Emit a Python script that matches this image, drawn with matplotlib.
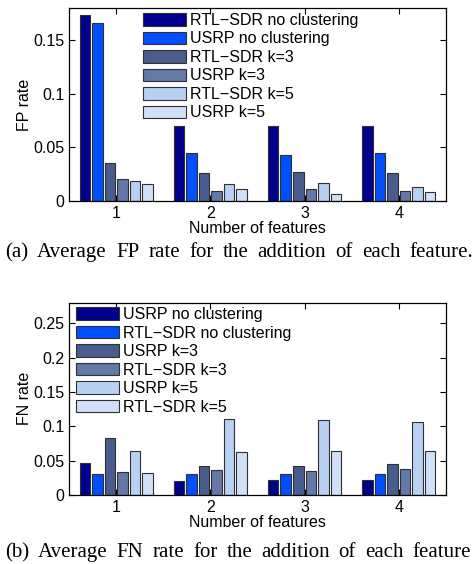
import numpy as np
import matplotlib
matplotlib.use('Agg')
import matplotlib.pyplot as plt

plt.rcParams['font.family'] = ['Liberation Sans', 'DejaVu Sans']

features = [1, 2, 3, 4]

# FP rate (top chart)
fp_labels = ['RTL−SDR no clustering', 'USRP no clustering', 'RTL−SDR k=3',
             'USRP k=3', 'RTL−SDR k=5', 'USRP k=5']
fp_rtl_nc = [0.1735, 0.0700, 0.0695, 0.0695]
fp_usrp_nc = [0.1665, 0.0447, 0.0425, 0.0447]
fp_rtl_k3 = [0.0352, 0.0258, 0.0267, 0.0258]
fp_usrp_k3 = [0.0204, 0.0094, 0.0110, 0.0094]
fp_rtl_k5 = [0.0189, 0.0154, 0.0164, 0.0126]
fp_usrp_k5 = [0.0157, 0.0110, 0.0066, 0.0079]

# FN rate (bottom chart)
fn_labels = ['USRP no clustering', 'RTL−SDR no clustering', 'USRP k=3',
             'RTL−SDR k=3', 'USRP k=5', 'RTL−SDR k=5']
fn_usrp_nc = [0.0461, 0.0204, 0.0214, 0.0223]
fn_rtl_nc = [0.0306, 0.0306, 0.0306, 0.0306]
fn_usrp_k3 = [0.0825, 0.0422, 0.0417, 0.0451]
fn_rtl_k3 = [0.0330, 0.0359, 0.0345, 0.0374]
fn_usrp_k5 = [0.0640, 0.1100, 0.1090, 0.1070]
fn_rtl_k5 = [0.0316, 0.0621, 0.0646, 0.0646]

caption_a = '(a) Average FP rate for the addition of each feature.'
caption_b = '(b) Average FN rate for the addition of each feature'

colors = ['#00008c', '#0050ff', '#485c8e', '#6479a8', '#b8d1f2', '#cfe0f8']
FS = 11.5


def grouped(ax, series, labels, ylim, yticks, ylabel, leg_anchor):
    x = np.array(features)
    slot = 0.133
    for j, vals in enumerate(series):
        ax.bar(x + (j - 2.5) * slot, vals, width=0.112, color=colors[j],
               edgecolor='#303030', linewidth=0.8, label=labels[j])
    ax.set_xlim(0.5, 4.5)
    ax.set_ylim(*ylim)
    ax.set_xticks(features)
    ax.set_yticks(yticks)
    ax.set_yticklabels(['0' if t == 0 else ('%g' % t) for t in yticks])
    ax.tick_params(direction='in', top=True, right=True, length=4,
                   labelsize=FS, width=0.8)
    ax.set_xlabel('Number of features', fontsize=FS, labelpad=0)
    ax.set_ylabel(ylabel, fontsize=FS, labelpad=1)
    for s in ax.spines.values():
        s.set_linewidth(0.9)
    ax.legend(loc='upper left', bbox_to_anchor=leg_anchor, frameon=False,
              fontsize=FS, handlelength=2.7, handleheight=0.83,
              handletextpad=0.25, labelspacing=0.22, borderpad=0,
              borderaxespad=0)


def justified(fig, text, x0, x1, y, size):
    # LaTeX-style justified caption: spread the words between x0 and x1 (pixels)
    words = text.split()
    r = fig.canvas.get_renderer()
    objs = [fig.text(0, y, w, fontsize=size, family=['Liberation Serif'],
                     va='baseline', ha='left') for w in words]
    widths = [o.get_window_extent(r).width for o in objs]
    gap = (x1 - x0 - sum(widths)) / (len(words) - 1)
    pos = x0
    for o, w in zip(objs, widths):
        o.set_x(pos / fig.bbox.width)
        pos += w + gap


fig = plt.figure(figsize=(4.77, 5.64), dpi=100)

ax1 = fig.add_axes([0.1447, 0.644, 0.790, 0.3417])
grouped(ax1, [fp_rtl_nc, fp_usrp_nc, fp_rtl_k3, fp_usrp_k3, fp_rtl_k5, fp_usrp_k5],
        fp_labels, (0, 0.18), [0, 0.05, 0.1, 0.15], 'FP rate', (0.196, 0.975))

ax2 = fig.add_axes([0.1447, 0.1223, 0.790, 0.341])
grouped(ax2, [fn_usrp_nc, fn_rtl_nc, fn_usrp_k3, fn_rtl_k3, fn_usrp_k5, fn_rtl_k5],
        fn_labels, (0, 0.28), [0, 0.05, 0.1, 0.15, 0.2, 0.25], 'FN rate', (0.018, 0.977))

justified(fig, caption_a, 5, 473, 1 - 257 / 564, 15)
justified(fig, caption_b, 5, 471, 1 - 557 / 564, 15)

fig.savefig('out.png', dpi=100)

Aim:
In the data above, please extract the lines from the first one through the line with "features = [1, 2, 3, 4]", exactly, and keep pictures out.

Final answer:
Emit a Python script that matches this image, drawn with matplotlib.
import numpy as np
import matplotlib
matplotlib.use('Agg')
import matplotlib.pyplot as plt

plt.rcParams['font.family'] = ['Liberation Sans', 'DejaVu Sans']

features = [1, 2, 3, 4]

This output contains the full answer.